First Installment of the Literary Arts Series
By Katy Temple and Francisco Camacho
Phil Klay’s book, Redeployment, gives his viewpoint of the actuality of the mental effects war has on a person in addition to the reflection of his opinion regarding the nobility of war, or in this case– the lack of nobility. The US Marine Corp veteran and New York Times bestselling author participated in an installment of the Literary Arts Series at BCC by reading from his book of fictional short stories based on his deployment in Iraq.
The short story “Redeployment” originally appeared in Granta’s summer 2011 issue, and the collection has since grown into the book that was published in 2014 with 12 compelling short stories in a digestible 280 pages .

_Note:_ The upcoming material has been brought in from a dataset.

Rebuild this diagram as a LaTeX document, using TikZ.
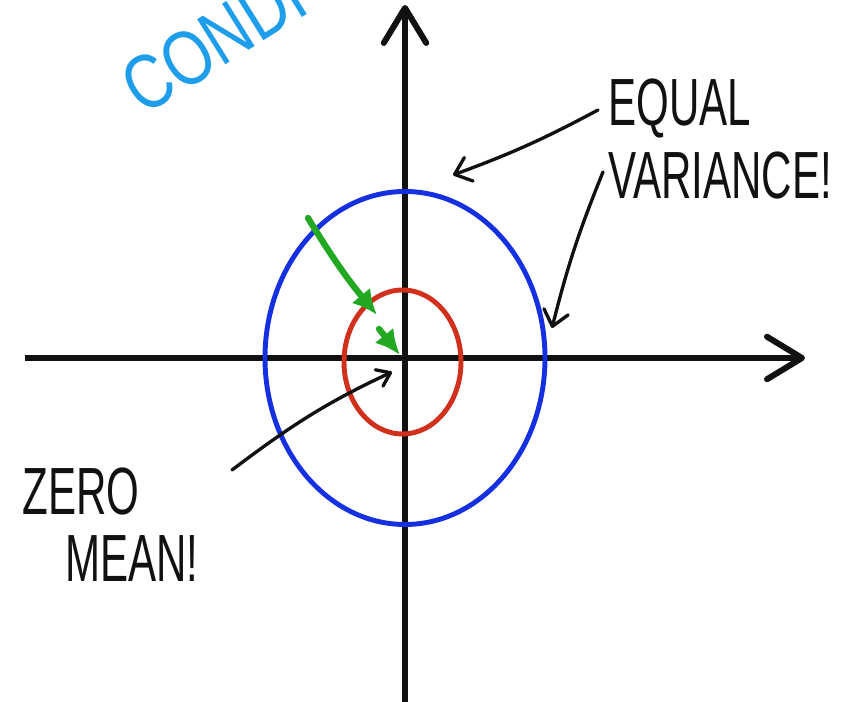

Redeployment has racked up just as many recognitions as it has fans, being named Best Book of the Year by Newsweek, Time, The New York Times Book Review, The Washington Post Book World, Slate, Buzzfeed, Daily Beast, Grantland and The Huffington Post.
After a quick brunch in the Technology building of the Paramus campus, Klay read excerpts from the title story starting with, “We shot dogs. Not by accident. We did it on purpose, and we called it Operation Scooby. I’m a dog person, so I thought about that a lot.”
The story continues with Sergeant Price returning home from his tour in Iraq. The short and choppy sentence structure reflects the disoriented thought process of Sergeant Price that is described during his trip home. The first person narration in conjunction with the writing style makes the story read as if you are truly in the Sergeant’s state of mind.
The transition from deployment to civilian life is difficult. The Sergeant draws endless contrasts between the two.
He writes, “You’ve got a rifle between your knees, and so does everyone else. Some Marines got M9 pistols, but they take away your bayonets because you aren’t allowed to have knives on an airplanes,” drawing attention to the irony and technicalities of leaving the mindframe of being a member of the armed forces.
When asked about his own transition from deployment to civilian life, Klay said, “The Marine Corps has that really intense structure around you and you have a mission and a purpose. So when you leave and you go back in the civilian world there’s like a period of adjustment, regardless of whether you’ve been to war or not. So it’s like what is my identity, who am I. In the Marine Corps you know who everybody is…”
Klay also read two more excerpts from Redeployment as well as an excerpt from his upcoming novel. He then opened the floor up to questions.
When asked if Klay would want his own children joining the military, he said he would be proud of them as he sees a nobility and honor in military service .
However, he would also warn them of how the military is often misused and servicemen are left to go fight an aimless war.
He said, “Just the president handles it, they make all the decisions, they don’t push a lot of information out into the public and Congress doesn’t do much oversight. And I think that is going to prevent strategic thinking and it’s going to prevent hard choices. You can’t win wars or end wars without hard choices.”
Klay aims to promote a system of accountability so that the government does not misuse their military resources or send members of our military into situations that lead to unnecessary horrors of war. Klay’s personal views on war are evident despite the stories being fictional.